Du remaniement gouvernemental, Konaté dit voir les mêmes têtes, les mêmes hommes qui montent et circulent. « On a envie de voir d’autres têtes maintenant. Combien de gouvernements sont passés ? Ce sera la même chose ». De l’Alpha gouvernance, Konaté dit que l’Etat est une continuité. Pour lui, les régimes précédents avaient posé les jalons, lui ne fait que continuer.
Le troisième mandat
Le Général est catégorique, pas question de troisième mandat pour Alpha Grimpeur. « Il y a eu des vidéos qui ont circulé selon lesquelles vous avez soutenu un troisième mandat pour Alpha Condé ? Celui qui t’a dit ça, il a menti.
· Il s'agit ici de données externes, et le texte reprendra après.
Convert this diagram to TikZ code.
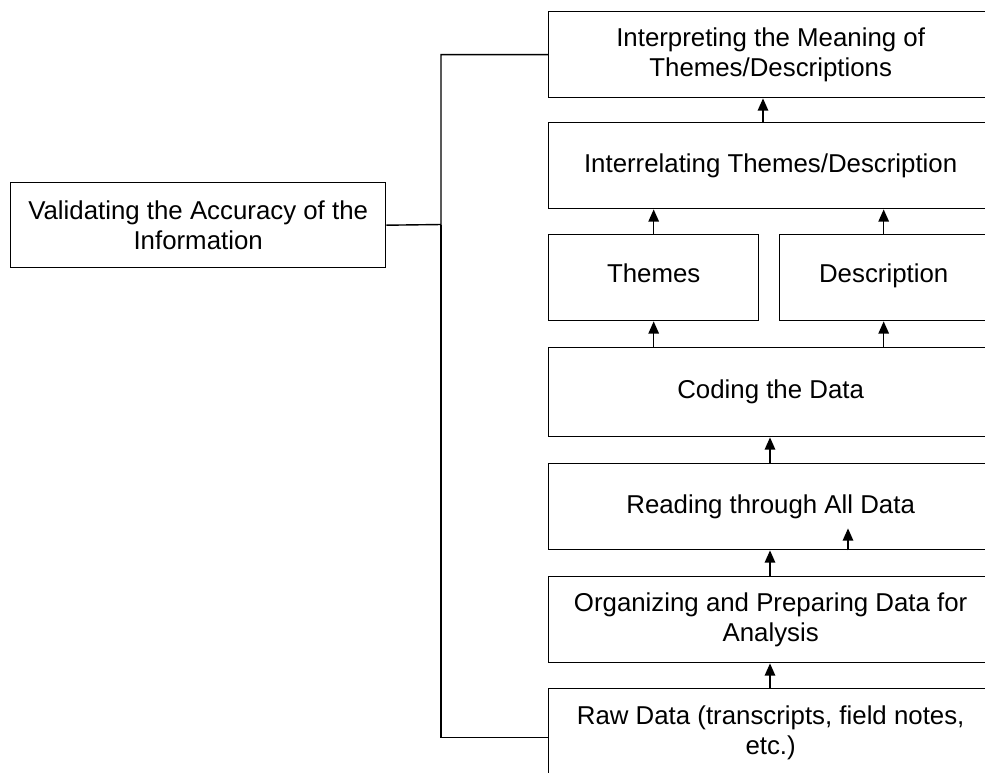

Je dis que j’ai rencontré la plupart des grands de ce monde, surtout en Afrique. Certains m’ont dit que 5 ans, c’est très court, il faut 7 ans pour faire le boulot. Mais je n’ai pas dit que je soutiens un troisième mandat ».
Pour El-Tigre, il faut voir l’article 27 de la Constitution. S’il y a une possibilité de faire un référendum, ce sera avec le successeur du Grimpeur : « Ce que j’ai dit, l’ambassadeur américain a dit la même chose. Celui qui vient après pourra changer la constitution. C’est impossible de modifier la Constitution, c’est écrit. C’est la jeune démocratie, comment peut-on encourager des choses comme cela ? Nous-mêmes, en tant que militaires, avons organisé les élections, on est parti. Le peuple, personne n’acceptera ça, ce sera impossible. Une fois que ça s’est fait, toutes les voies sont ouvertes. Tous les moyens seront bons, il peut y avoir beaucoup de choses ».
Candidat à la présidentielle de 2020 ? Konaté dit qu’il est en train de réfléchir et décidera le moment venu et se prépare déjà à rentrer en Guinée dès février 2019.